There is another scene where the teams of marines seal of an entrance and check their movement meters which shows the aliens still coming towards them. They check everywhere but they are unable to find anything until one of them looks above their heads and finds the aliens making their way through the roof. This scene is scary as hell primarily because of the fact that we know that the entry and the exits have been sealed and that the aliens have found a way inside the room where the survivors are on their own without an escape.
Coming to the performances, Sigourney Weaver as Ripley is brilliant. She has really got the hold of the character and has grown in confidence as well as charisma. The film interestingly has some comic elements which are delivered with a deadpan attitude by Ripley. Michael Biehn has the next meatiest role and he makes his presence felt. Paul Reiser plays Burke, the representative of the company who takes over from Ash being the baddie who is not afraid to kill Ripley just to ensure that the alien is safely captured and brought back home to weaponize it. Lance Henriksen plays the android this time and he is truly an ally for a change. But I honestly preferred the evil Ash from the previous installment. The film boasts of a brilliant score by James Horner. He is the go to guy for films like this and over the years he has reiterated the fact again and again that he is the best. The track here really gets to you and in so many instances gets your pulse pounding.
The cinematography by Adrian Biddle is brilliant. I was particularly impressed by the way he has captured the interior sequences mixing up the footages from the cams that the soldiers wear, the footage from the Point Of View of the soldiers as also from the camera that is free to move across the topography. The sound department does well to complement the visuals. One nice trick was the complete silence when the alien, in one of the scenes untangles from its position on the walls and comes after one of the marines. You get to see the alien at the back of the marine but there is no sound. This scene proves to be so scary because of the way it is shot and scored. The editing is equally good. In so many books, write ups and tutorials we learn how to create tension by using cuts and cross cuts.
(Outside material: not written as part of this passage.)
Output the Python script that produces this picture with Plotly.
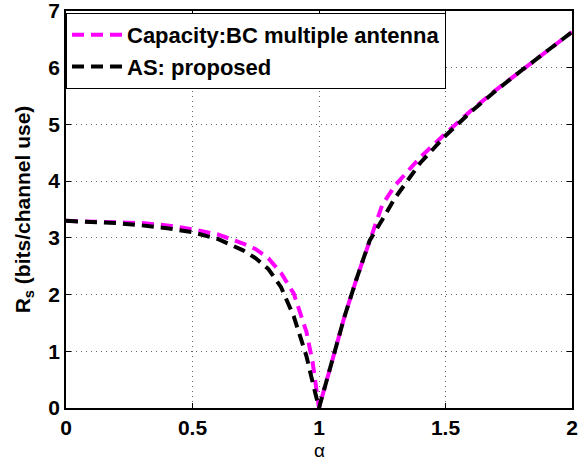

The sequence where the Marines go to find the miner is a perfect example of how editing is used to build up tension. The same visualization can be seen throughout the film increasing the affectivity and sheer horror of the narrative.
Aliens is my favorite film of the franchise because of its scale, its magnificence, its raw power and performances and above all the fact that it successfully maintains the essence of its first installment and still turns out to be better than it. That is a rare feet and the film pulls off that feet with brilliance and simplicity.